The problem is that packaged Java CLI utilities will also take 20MB+. The minimum size is still much too big for that class of programs. Also, AoT compilation was an absolute pain last I tried it, it's a big change for an ecosystem that was always designed as modular and dynamic. I love Java, but for CLI apps I'll take Rust whenever possible.
> time dotnet publish
Restore complete (0.4s)
dn-hw net10.0 linux-x64 succeeded (2.4s) → bin/Release/net10.0/linux-x64/publish/
Build succeeded in 3.1s
real 0m3.571s
user 0m2.784s
sys 0m0.673s
> time go build main.go
real 0m3.309s
user 0m8.864s
sys 0m1.741s
Obviously I don't know how that translates to a non-trivial application.

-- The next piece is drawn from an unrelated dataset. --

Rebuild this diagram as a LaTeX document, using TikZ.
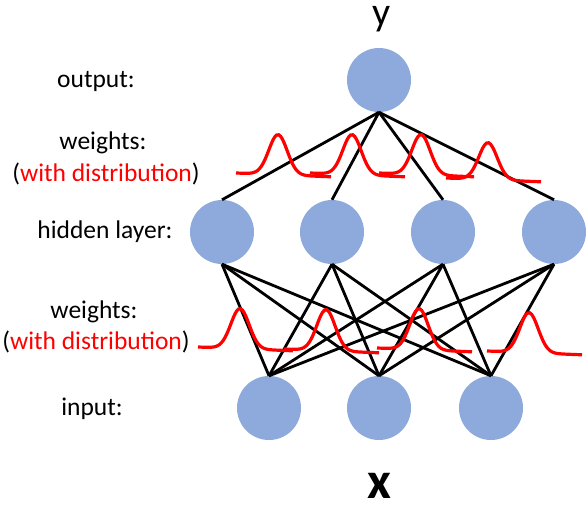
\documentclass[tikz,border=0pt]{standalone}
\usepackage{fontspec}
\setmainfont{Carlito}
\definecolor{neuronblue}{RGB}{142,169,219}

\begin{document}
\begin{tikzpicture}[x=1pt,y=-1pt]
	\tikzstyle{neuron}=[circle, fill=neuronblue, minimum size=64pt, inner sep=0pt]
	\tikzstyle{layertext}=[font=\fontsize{25.5}{30}\selectfont, anchor=base, inner sep=0pt]
	\tikzstyle{weight}=[black, line width=2.8pt]
	\tikzstyle{dist}=[red, line width=3.2pt]
	\useasboundingbox (0,0) rectangle (588,508);
	% layer captions
	\node[layertext] (lout) at (96,88) {output:};
	\node[layertext] (lw2) at (103,149) {weights:};
	\node[layertext] (ld2) at (106,181) {(\textcolor{red}{with distribution})};
	\node[layertext] (lhid) at (105,238) {hidden layer:};
	\node[layertext] (lw1) at (94,318) {weights:};
	\node[layertext] (ld1) at (96,349) {(\textcolor{red}{with distribution})};
	\node[layertext] (lin) at (92,415) {input:};
	\node[font=\fontsize{40}{40}\selectfont, anchor=base, inner sep=0pt] (ylab) at (382,26) {y};
	\node[font=\fontsize{52}{52}\selectfont\bfseries, anchor=base, inner sep=0pt] (xlab) at (379,498) {x};
	% neurons
	\node[neuron] (y1) at (379,80) {};
	\foreach \i/\p in {1/222,2/332,3/443,4/554}
		\node[neuron] (h\i) at (\p,232) {};
	\foreach \i/\p in {1/269,2/379,3/491}
		\node[neuron] (x\i) at (\p,408) {};
	% weights
	\foreach \i in {1,...,4}
		\draw[weight] (y1.south) -- (h\i.north);
	\foreach \i in {1,...,4}
		\foreach \j in {1,2,3}
			\draw[weight] (h\i.south) -- (x\j.north);
	% distributions on the weights
	\foreach \c/\b/\h in {278/173/40, 352/173/40, 421/173/40, 488/178/37,
		240/347/40, 326/349/41, 419/348/41, 529/351/40}
		\draw[dist] plot[domain=-42:53, samples=50, smooth]
			({\c+\x}, {\b+0.04*(\x+42)-\h*exp(0-(\x/13)*(\x/13))});
\end{tikzpicture}
\end{document}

Our Go CLI tools are like 100MB+ and often we bundle them in containers that are in the GB+ territory. Nobody cares or at least has cared enough to tell us to minimize stuff.
My SSD would like a word with you :)
I don’t say every app needs to be in the kb range. But it is strange that applications for the terminal eat up multiple megabytes. I see the reason when this is statically linked though and one needs stuff like open ssl etc.